I wrote this in March 2008, before the most recent Gaza massacre, and also before the deployment of ‘morality patrols’ in Gaza. Whilst these patrols have no official authority and have usually (but not always) dispensed their advice politely, they still give off the unpleasant whiff of Saudi Arabia, and seem at best like a diversion from more pressing problems. I support Hamas unconditionally in its resistance to Zionism (and now to Wahhabi-nihilism too), but unconditional support does not need to be uncritical.

pal pic 2I’ve written a great deal about Israel’s crimes. Here I’ll write about what Hamas should do. I won’t criticise its choice to resist, which I see as entirely legitimate so long as there is no real peace process, and I won’t discuss its evolving methods of resistance, because I don’t think that’s my business or area of expertise. I won’t criticise the so-called ‘coup’ in which it took sole power in Gaza, because it is now common knowledge that it did this to pre-empt an American-Israeli-Dahlan coup against its democratically-elected government, and to restore some kind of order in the territory. And I’m not writing this in an attempt to be ‘objective’ or ‘balanced’; when faced by obvious injustice I see no point in equating the occupier and ethnic cleanser with the occupied and the refugees. I offer the following criticisms as advice, in the hope that it will help the resistance meet its goals.
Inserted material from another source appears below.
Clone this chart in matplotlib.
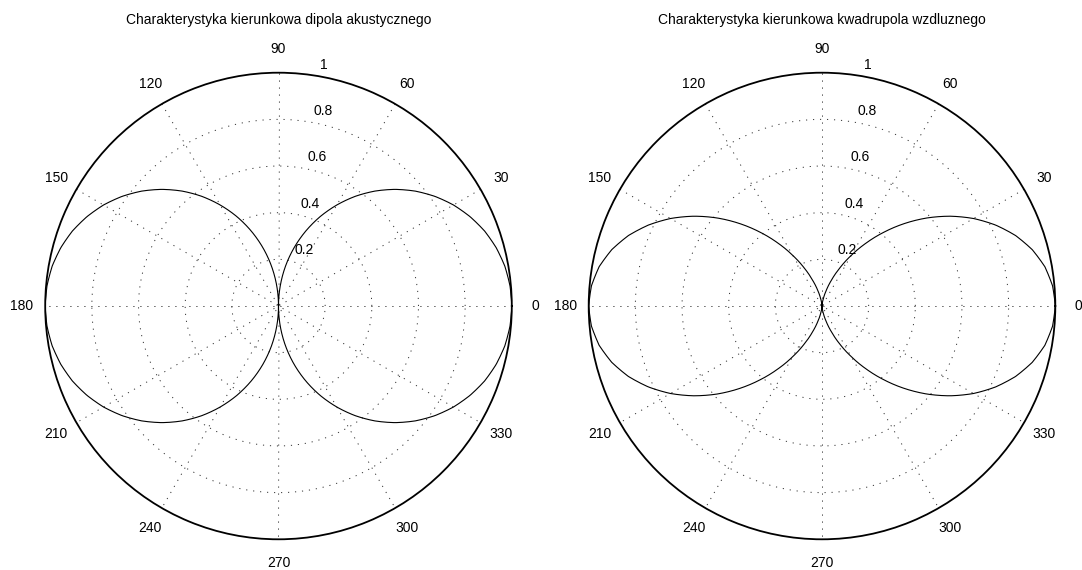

Firstly, Hamas’s treatment of protesting Fatah supporters and of PLO-allied and other trade unions has not been ideal. Even if Fatah is the party unwilling to respect the people’s democratic choice, tactics of beatings and intimidation do not elevate Hamas to a much higher moral plane. I have heard that the Palestinian General Federation of Trade Unions building, which was recently bombed by Israel, had previously been taken over by Hamas and turned into a welfare office. Moves like this are counterproductive and will alienate a great deal of natural support for the resistance.

Next, Hamas needs to confront its misconceptions about Jews. Article 32 of the Hamas charter states: “The zionist plan is limitless. After Palestine, the Zionists aspire to expand from the Nile to the Euphrates. When they have digested the region they have conquered, they will aspire to further expansion, and so on. Their plan is embodied in the “Protocols of the Elders of Zion”, and their present conduct is the best proof of what we are saying.”
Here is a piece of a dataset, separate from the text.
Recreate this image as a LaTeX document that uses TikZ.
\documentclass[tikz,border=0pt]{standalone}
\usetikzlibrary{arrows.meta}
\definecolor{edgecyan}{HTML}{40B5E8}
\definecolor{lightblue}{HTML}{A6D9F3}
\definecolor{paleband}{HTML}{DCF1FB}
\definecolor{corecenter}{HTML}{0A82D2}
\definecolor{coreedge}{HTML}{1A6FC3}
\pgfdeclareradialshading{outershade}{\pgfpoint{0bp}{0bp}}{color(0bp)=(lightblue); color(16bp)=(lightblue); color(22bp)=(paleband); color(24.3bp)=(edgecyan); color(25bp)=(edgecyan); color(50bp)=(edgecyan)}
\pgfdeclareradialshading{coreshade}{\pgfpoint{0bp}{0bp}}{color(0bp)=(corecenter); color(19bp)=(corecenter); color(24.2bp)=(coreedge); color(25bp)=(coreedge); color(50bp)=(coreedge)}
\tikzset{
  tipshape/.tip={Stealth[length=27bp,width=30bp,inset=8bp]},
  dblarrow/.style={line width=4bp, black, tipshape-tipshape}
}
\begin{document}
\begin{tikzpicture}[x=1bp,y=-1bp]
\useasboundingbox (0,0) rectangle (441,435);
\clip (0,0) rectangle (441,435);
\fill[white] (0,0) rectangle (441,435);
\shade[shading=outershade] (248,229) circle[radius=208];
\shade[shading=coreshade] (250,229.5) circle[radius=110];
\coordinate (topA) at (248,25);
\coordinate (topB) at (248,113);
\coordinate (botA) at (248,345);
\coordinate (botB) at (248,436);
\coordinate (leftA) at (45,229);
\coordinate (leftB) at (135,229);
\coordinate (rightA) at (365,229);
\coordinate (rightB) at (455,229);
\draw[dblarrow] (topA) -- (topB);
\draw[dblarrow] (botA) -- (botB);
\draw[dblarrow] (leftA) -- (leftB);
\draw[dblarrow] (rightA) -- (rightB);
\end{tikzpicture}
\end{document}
Abdel-Wahhab el-Messiri, author of the eight-part encyclopedia ‘Jews, Judaism and Zionism’ and a scholar of undoubted anti-zionist credentials, has written that use of the Protocols “is unethical since it cannot be validated by any historical research, Arab or otherwise.” It is now accepted by the vast majority of scholars that the Protocols, supposedly a secret Jewish document calling for world domination, was in fact plagiarised by the Russian secret service from earlier French books which accused not the Jews of conspiracy but Napoleon III and Jesuit priests. It is interesting to note that many of the accusations made against Jews in the Protocols have been made against Arabs and Muslims, particularly Palestinians, elsewhere.

For example, the Protocols allege that the Jews will stage catastrophes against their own people in order to generate sympathy. I have heard similar slanders made by zionists against Palestinians (notably, that the ethnic cleansing of 1947 and 48 was staged by the Arabs themselves) and by Serbs against Bosnian Muslims (that Muslims murdered Muslims in Srebrenica in order to get the Serbs in trouble).

The Protocols blame economic recessions on the Jews, deflecting blame from where it belongs, with the capitalist system. The Protocols aim to discredit all revolutionary ideas, from Marxism to anarchism, as part of a Jewish plot. As such, it vilifies both Jews as an ethnic group and all those who are dissatisfied with the status quo. The book is therefore profoundly conservative. It is impossible to use it as part of a liberation project. It is possible and necessary to oppose the influence of the zionist lobby (which includes Christians and even some Muslims as well as Jews) without overgeneralising to blame all Jews for zionism, or to see zionism as more pervasive than it actually is. Zionism did, for instance, have a role to play in the invasion of Iraq, but not in the fall of the Soviet Union.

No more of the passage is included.